HAMZAH: The question that has to be asked is whether gas is the right energy for Indonesia and whether the gas produced should be designated for domestic or foreign consumption.
If the government wants to use gas for domestic energy or fuel, it has to create a competitive domestic market free from any intervention or subsidy that might hamper the economy in the long run. If it does not manage to create a competitive market then it is time for the country to begin to look at and consider international markets.
In a global economy, when you are able to produce a certain commodity in an efficient manner you can sell it overseas and meet your domestic demand by importing cheaper resources from countries which specialise in other resources. Self-sufficiency is not a smart strategy when you can maximise the value of your resources in other markets.
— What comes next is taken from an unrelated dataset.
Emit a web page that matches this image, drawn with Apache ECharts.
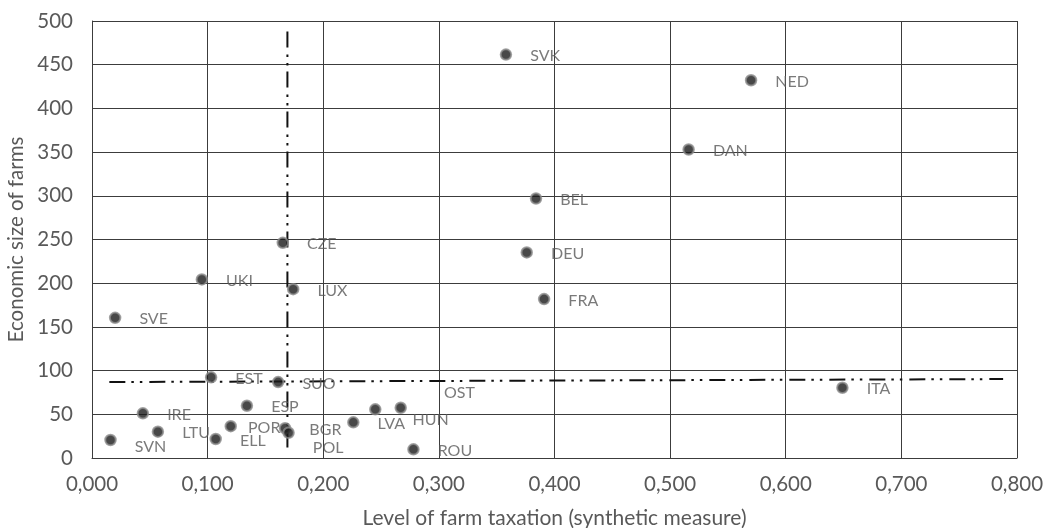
<!DOCTYPE html>
<html>
<head>
<meta charset="utf-8">
<script src="https://cdn.jsdelivr.net/npm/echarts@6/dist/echarts.min.js"></script>
<style>
  html, body { margin: 0; padding: 0; background: #ffffff; }
  #chart { width: 1043px; height: 528px; }
</style>
</head>
<body>
<div id="chart"></div>
<script>
// Country codes and their coordinates: farm taxation level (x) vs economic size of farms (y)
const countries = ['SVN', 'IRE', 'LTU', 'ELL', 'POR', 'EST', 'ESP', 'SUO', 'BGR', 'POL',
                   'LVA', 'HUN', 'OST', 'ROU', 'SVE', 'UKI', 'CZE', 'LUX', 'SVK', 'NED',
                   'DAN', 'BEL', 'DEU', 'FRA', 'ITA'];
const taxation = [0.016, 0.044, 0.057, 0.107, 0.120, 0.103, 0.134, 0.161, 0.167, 0.170,
                  0.226, 0.245, 0.267, 0.278, 0.020, 0.095, 0.165, 0.174, 0.358, 0.570,
                  0.516, 0.384, 0.376, 0.391, 0.649];
const farmSize = [20.6, 51.1, 30.1, 21.7, 36.4, 92.3, 59.8, 86.9, 34.0, 28.9,
                  40.8, 55.7, 57.5, 9.9, 160.4, 204.3, 246.2, 193.2, 461.6, 432.2,
                  353.0, 296.9, 235.2, 181.8, 80.4];

// Reference division lines (dash-dot-dot)
const splitLineH = [[0.015, 86.9], [0.788, 90.3]];
const splitLineV = [[0.169, 12], [0.169, 490]];

// Axis ranges and tick steps
const xRange = [0, 0.8], xStep = 0.1;
const yRange = [0, 500], yStep = 50;

// Extra label shifts (px) where labels were moved away from their default spot
const labelShift = {
  SVN: [0, 5.5],
  POR: [-7, 0],
  POL: [0, 13.5],
  HUN: [13, 9.5],
  OST: [19, -16.5]
};

const FONT = 'Lato, "Open Sans", sans-serif';
const TEXT_GRAY = '#595959';
const GRID_COLOR = '#3c3c3c';

const points = countries.map((name, i) => {
  const s = labelShift[name] || [0, 0];
  return {
    name: name,
    value: [taxation[i], farmSize[i]],
    label: { offset: [s[0], 1.5 + s[1]] }
  };
});

const dashDotDot = [16, 6, 2.5, 6, 2.5, 7];

const chart = echarts.init(document.getElementById('chart'), null, { renderer: 'canvas' });
chart.setOption({
  animation: false,
  backgroundColor: '#ffffff',
  grid: { left: 92, right: 26, top: 21, bottom: 70, containLabel: false, outerBoundsMode: 'none' },
  xAxis: {
    type: 'value',
    min: xRange[0], max: xRange[1], interval: xStep,
    name: 'Level of farm taxation (synthetic measure)',
    nameLocation: 'middle',
    nameGap: 50,
    nameTextStyle: { color: TEXT_GRAY, fontFamily: FONT, fontSize: 21 },
    axisLine: { show: true, lineStyle: { color: GRID_COLOR, width: 1 } },
    axisTick: { show: false },
    axisLabel: {
      color: TEXT_GRAY, fontFamily: FONT, fontSize: 20.5, margin: 16,
      formatter: v => v.toFixed(3).replace('.', ',')
    },
    splitLine: { show: true, lineStyle: { color: GRID_COLOR, width: 1 } }
  },
  yAxis: {
    type: 'value',
    min: yRange[0], max: yRange[1], interval: yStep,
    name: 'Economic size of farms',
    nameLocation: 'middle',
    nameGap: 64,
    nameTextStyle: { color: TEXT_GRAY, fontFamily: FONT, fontSize: 20.5 },
    axisLine: { show: true, lineStyle: { color: GRID_COLOR, width: 1 } },
    axisTick: { show: false },
    axisLabel: { color: TEXT_GRAY, fontFamily: FONT, fontSize: 20.5, margin: 19 },
    splitLine: { show: true, lineStyle: { color: GRID_COLOR, width: 1 } }
  },
  series: [
    {
      type: 'line',
      data: splitLineH,
      symbol: 'none',
      silent: true,
      z: 1,
      lineStyle: { color: '#111111', width: 2, type: dashDotDot }
    },
    {
      type: 'line',
      data: splitLineV,
      symbol: 'none',
      silent: true,
      z: 1,
      lineStyle: { color: '#111111', width: 2, type: dashDotDot }
    },
    {
      type: 'scatter',
      data: points,
      z: 3,
      symbol: 'circle',
      symbolSize: 10.5,
      itemStyle: { color: '#1a1a1a', borderColor: '#8c8c8c', borderWidth: 2 },
      label: {
        show: true,
        position: 'right',
        distance: 18,
        formatter: p => p.name,
        color: TEXT_GRAY,
        fontFamily: FONT,
        fontSize: 16
      }
    }
  ]
});
</script>
</body>
</html>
TAYLOR: There are two major priorities for increasing domestic utilisation of the existing gas chain: the development of gas pipeline infrastructure and a market-driven gas price. The installation of much-needed pipeline infrastructure will enable widespread domestic distribution of gas from existing and future gas fields for domestic consumption.
These should be open-access pipelines that have a competitive cost of service and are operated in the public’s best interest. Open access to pipelines should prevent monopolistic commercial behaviour and should be based upon a cost of service model.
The main driver is a market-based price mechanism. It is important for business-to-business gas negotiations to guide market behaviour. Subsidies and regulated prices distort market decisions and can sometimes become an obstacle in regards to investments in upstream projects and initiatives.